Dans l'obscurité d'une grotte, le Publicis confond VF et VOPrécisément le genre de VF qui peut à la limite passer pour un reportage que l’on regarde d’un œil à la télé, mais qui sur grand écran gâcherait presque un film. Mais comment les mecs de Metropolitan peuvent-ils oser nous sortir un doublage aussi bas de gamme ?! Devant cette exploration spéléologique qui confère parfois au sublime et requiert que nos sens soient en éveil et les plus attentifs possibles, un tel doublage déconcentre et atténue l’effet que pourrait procurer cette plongée en 3D quasi hypnotique parfois. Je voudrais oublier qu’il s’agit d’un film, oublier la salle de cinéma, oublier ces pesantes lunettes et m’absorber pleinement dans ce voyage à travers le temps où ce que l’on voit à l’écran n’a plus bougé depuis des milliers d’années, mais cette VF balbutiant par-dessus la VO m’en empêche. (A bien y réfléchir, le film aurait gagné à moins faire intervenir les scientifiques, dont les commentaires sont parfois étonnamment surjoués et peu passionnants)
Heureusement, de temps en temps, les français parlent en français, et j’oublie quelques minutes que dans les minutes qui suivront, d’autres parleront en anglais redoublés par-dessus.

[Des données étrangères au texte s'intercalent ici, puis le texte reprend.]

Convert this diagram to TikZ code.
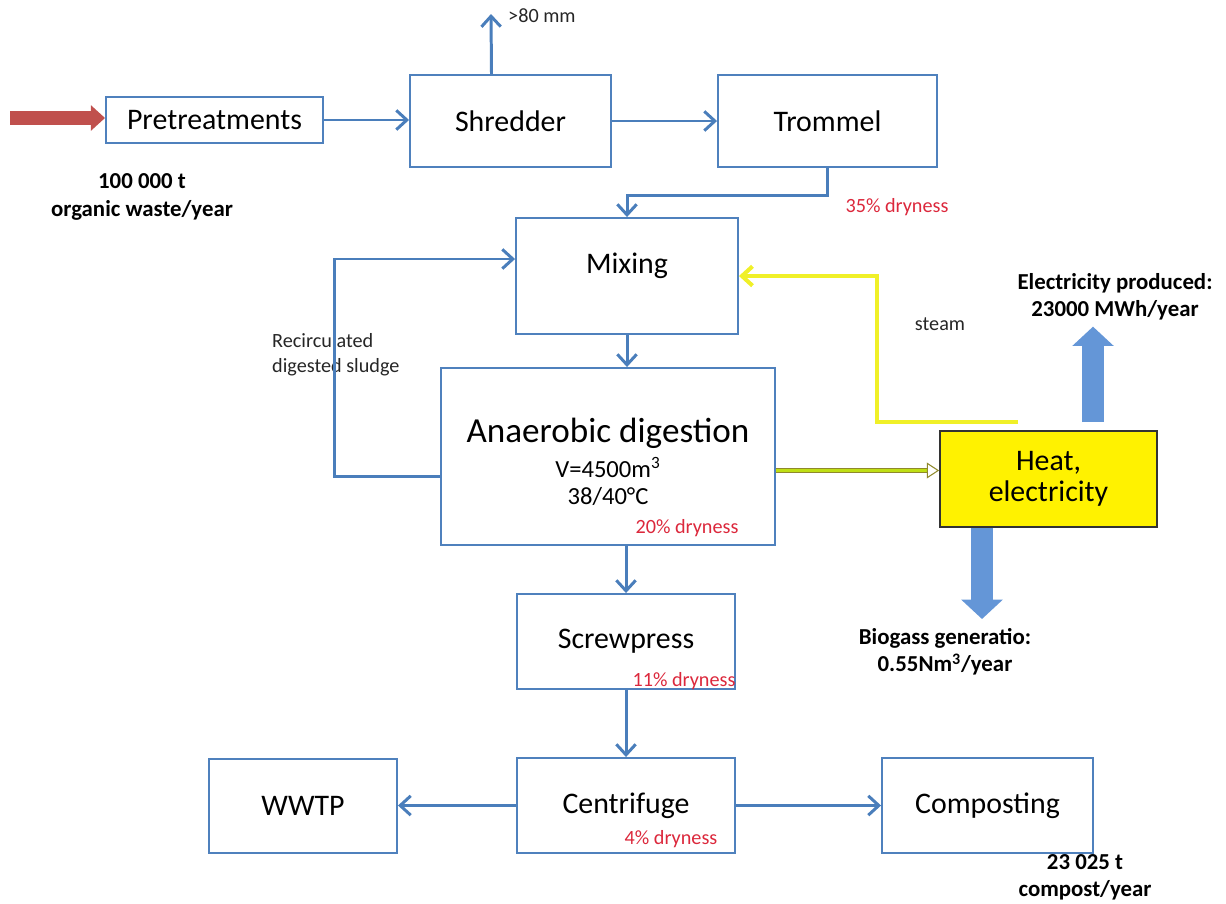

Alors quoi, personne au Publicis ne s’est-il rendu compte que le film qu’ils projetaient était en VF et non en VO comme annoncé sur leur programme (aussi bien sur Internet qu’à l’entrée de la salle…) ? Estiment-ils que cela n’a après tout pas d’importance étant donné que le film est tourné en France et figure de nombreux intervenants français ? N’estiment-ils pas nécessaire de prévenir le spectateur, à la caisse, que le film est en fait en VF et non en VO comme annoncé ? Ou bien tout ceci n’est-il que de la faute de Metropolitan qui ne fait en réalité circuler le film que dans cette VF désastreuse (même si cela n’expliquerait pas la mention de VO dans le programme) ?
Mon histoire d’amour avec le Publicis en a pris un sérieux coup. Espérons qu’elle n’aura plus à souffrir de telles déceptions à l’avenir… Malgré cette déconvenue, je ne peux passer sous silence l’une des merveilles du film d’Herzog : la 3D. J’ai trouvé avec La grotte des rêves perdus le meilleur usage fait de la technique au cinéma ces deux dernières années. Jamais l’immersion en relief n’a été plus valorisante et plus indispensable que dans le film de Herzog, qui parvient à nous faire frôler ce pan si délicat du passé qui nous est invisible dans la réalité, mais prend forme avec grâce sur grand écran. Voilà enfin un film qui prouve que la 3D peut servir un film et non le desservir. Cette découverte valait bien de ronchonner un peu.